The benefits of database replication include:
- High Availability: Ensures data is available even if one server fails.
- Load Balancing: Distributes read operations across multiple servers.
- Disaster Recovery: Ensures data can be quickly restored in the event of a failure.
- Data Redundancy: Provides multiple copies of the data for backup purposes.
- Geographical Distribution: Allows data to be closer to end-users, reducing latency.
14. Discuss the differences between SQL and NoSQL databases and provide an example of when you would use each.
SQL databases use structured query language for defining and manipulating data. They are table-based and follow a predefined schema. SQL databases are ideal for applications requiring complex queries and transactions.
NoSQL databases are non-relational and can store unstructured, semi-structured, or structured data. They are schema-less and can handle large volumes of diverse data types. NoSQL databases are suitable for applications requiring scalability and flexibility.
Example use cases:
- Use SQL databases when you need ACID compliance, such as in banking systems.
- Use NoSQL databases when you need to handle large volumes of unstructured data, such as in social media platforms.
15. List and explain three best practices for securing a database.

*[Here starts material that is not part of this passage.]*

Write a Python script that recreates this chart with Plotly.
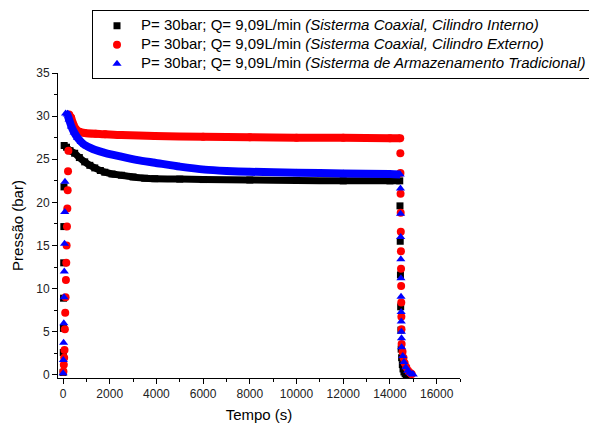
import plotly.graph_objects as go

# --- Cilindro interno (preto) ---
t_int_sub = [5, 12, 18, 24, 30, 36, 42]
p_int_sub = [0.3, 2.6, 5.4, 8.9, 13.0, 17.2, 21.8]
t_int_pat = [50, 150, 300, 500, 700, 930, 1150, 1360, 1600, 1790, 2100, 2500, 3000,
             3500, 3930, 5000, 6000, 8000, 10000, 12000, 14000, 14420]
p_int_pat = [26.6, 26.4, 26.0, 25.7, 25.2, 24.7, 24.3, 24.0, 23.7, 23.5, 23.3, 23.15, 22.95,
             22.8, 22.75, 22.7, 22.65, 22.6, 22.55, 22.5, 22.5, 22.5]
t_int_desc = [14430, 14440, 14450, 14460, 14470, 14480, 14500, 14530, 14560, 14600, 14650, 14700]
p_int_desc = [19.6, 15.5, 11.6, 7.9, 5.2, 3.0, 2.0, 1.2, 0.7, 0.35, 0.15, 0.05]

# --- Cilindro externo (vermelho) ---
t_ext_sub = [20, 35, 50, 65, 80, 95, 110, 125, 140, 155, 170, 185, 200, 215, 230]
p_ext_sub = [0.4, 1.2, 2.0, 2.9, 5.3, 7.2, 9.0, 11.0, 13.0, 15.0, 17.2, 19.3, 21.4, 23.6, 26.0]
t_ext_pat = [260, 350, 450, 550, 700, 930, 1400, 1800, 2500, 3930, 6000, 8000, 10000,
             12000, 14000, 14440]
p_ext_pat = [30.2, 29.8, 29.0, 28.5, 28.2, 28.05, 27.95, 27.9, 27.8, 27.7, 27.6, 27.55, 27.5,
             27.5, 27.45, 27.45]
t_ext_desc = [14445, 14450, 14455, 14460, 14465, 14470, 14475, 14480, 14485, 14490, 14495,
              14500, 14540, 14580, 14630, 14700, 14780, 14860, 14930]
p_ext_desc = [25.7, 23.4, 21.0, 18.8, 16.6, 14.35, 12.3, 10.3, 8.4, 6.75, 5.3, 3.6, 2.7,
              2.0, 1.4, 0.9, 0.5, 0.25, 0.1]

# --- Armazenamento tradicional (azul) ---
t_trad_sub = [5, 15, 25, 35, 45, 55, 65, 75, 85]
p_trad_sub = [0.2, 1.75, 3.75, 6.0, 9.0, 12.0, 15.2, 18.9, 22.4]
t_trad_pat = [110, 180, 260, 360, 480, 620, 780, 930, 1150, 1360, 1790, 2500, 3200, 3930,
              5000, 6070, 7000, 8000, 10000, 12000, 14000, 14440]
p_trad_pat = [30.3, 30.2, 29.6, 28.8, 28.1, 27.5, 27.0, 26.65, 26.35, 26.1, 25.75, 25.3, 24.9,
              24.6, 24.15, 23.8, 23.65, 23.55, 23.45, 23.35, 23.3, 23.25]
t_trad_desc = [14450, 14455, 14460, 14465, 14470, 14475, 14480, 14485, 14490, 14495, 14500,
               14550, 14600, 14680, 14760, 14850, 14950, 15000]
p_trad_desc = [21.6, 18.7, 16.0, 13.4, 11.2, 9.07, 7.3, 6.2, 5.0, 4.25, 3.2, 2.2, 1.5, 0.9,
               0.5, 0.25, 0.1, 0.05]

rotulos = [
    "P= 30bar; Q= 9,09L/min <i>(Sisterma Coaxial, Cilindro Interno)</i>",
    "P= 30bar; Q= 9,09L/min <i>(Sisterma Coaxial, Cilindro Externo)</i>",
    "P= 30bar; Q= 9,09L/min <i>(Sisterma de Armazenamento Tradicional)</i>",
]
# legend text is larger than the legend row pitch would normally allow
nomes = ['<span style="font-size:15px">' + r + "</span>" for r in rotulos]

series = [
    (t_int_sub, p_int_sub, t_int_pat, p_int_pat, t_int_desc, p_int_desc, "#000000", "square", 7, 7),
    (t_ext_sub, p_ext_sub, t_ext_pat, p_ext_pat, t_ext_desc, p_ext_desc, "#ff0000", "circle", 8, 8),
    (t_trad_sub, p_trad_sub, t_trad_pat, p_trad_pat, t_trad_desc, p_trad_desc, "#0000ff", "triangle-up", 8, 8),
]

fig = go.Figure()
for nome, (ts, ps, tp, pp, td, pd_, cor, simb, tam, larg) in zip(nomes, series):
    grupo = nome
    # dense plateau drawn as a thick band of overlapping points
    fig.add_trace(go.Scatter(
        x=tp, y=pp, mode="lines+markers", legendgroup=grupo, showlegend=False,
        line=dict(color=cor, width=larg, shape="spline", smoothing=0.6),
        marker=dict(color=cor, symbol=simb, size=tam),
        hoverinfo="skip",
    ))
    # pressurisation and depressurisation points
    fig.add_trace(go.Scatter(
        x=ts + td, y=ps + pd_, mode="markers", name=nome, legendgroup=grupo,
        marker=dict(color=cor, symbol=simb, size=tam),
    ))

fonte = "Liberation Sans, Arial, sans-serif"

fig.update_layout(
    width=589, height=423,
    margin=dict(l=58, r=129, t=73, b=45, autoexpand=False),
    paper_bgcolor="white", plot_bgcolor="white",
    font=dict(family=fonte, color="#000000", size=12),
    showlegend=True,
    legend=dict(
        x=0.0846, y=1.2054, xanchor="left", yanchor="top",
        bgcolor="white", bordercolor="#000000", borderwidth=1,
        font=dict(family=fonte, size=10.5, color="#000000"),
        itemwidth=38, tracegroupgap=0,
    ),
    xaxis=dict(
        range=[-214, 17000], showgrid=False, zeroline=False, automargin=False,
        showline=True, linecolor="#000000", linewidth=1,
        ticks="outside", ticklen=5, tickcolor="#000000",
        tickmode="linear", tick0=0, dtick=2000, tickformat="d",
        minor=dict(ticks="outside", ticklen=3, dtick=1000, tick0=0, tickcolor="#000000"),
        tickfont=dict(size=12, color="#222222"),
        title=dict(text="Tempo (s)", font=dict(size=15), standoff=9),
    ),
    yaxis=dict(
        range=[-0.35, 35], showgrid=False, zeroline=False, automargin=False,
        showline=True, linecolor="#000000", linewidth=1,
        ticks="outside", ticklen=5, tickcolor="#000000",
        tickmode="linear", tick0=0, dtick=5, tickformat="d",
        minor=dict(ticks="outside", ticklen=3, dtick=2.5, tick0=0, tickcolor="#000000"),
        tickfont=dict(size=12, color="#222222"),
        title=dict(text="Pressão (bar)", font=dict(size=15), standoff=8),
    ),
)

fig.write_html("out.html")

Three best practices for securing a database are:
-
Access Control
Implement strict access control measures to ensure only authorized users can access the database. This includes using strong authentication methods and assigning roles and permissions based on the principle of least privilege.
-
Encryption
Encrypt data both at rest and in transit to protect sensitive information. Data at rest can be encrypted using techniques like Transparent Data Encryption, while data in transit can be secured using SSL/TLS protocols.
-
Regular Audits and Monitoring
Conduct regular audits and continuous monitoring of database activities to identify and respond to potential security threats. Monitoring tools can provide real-time alerts for suspicious activities.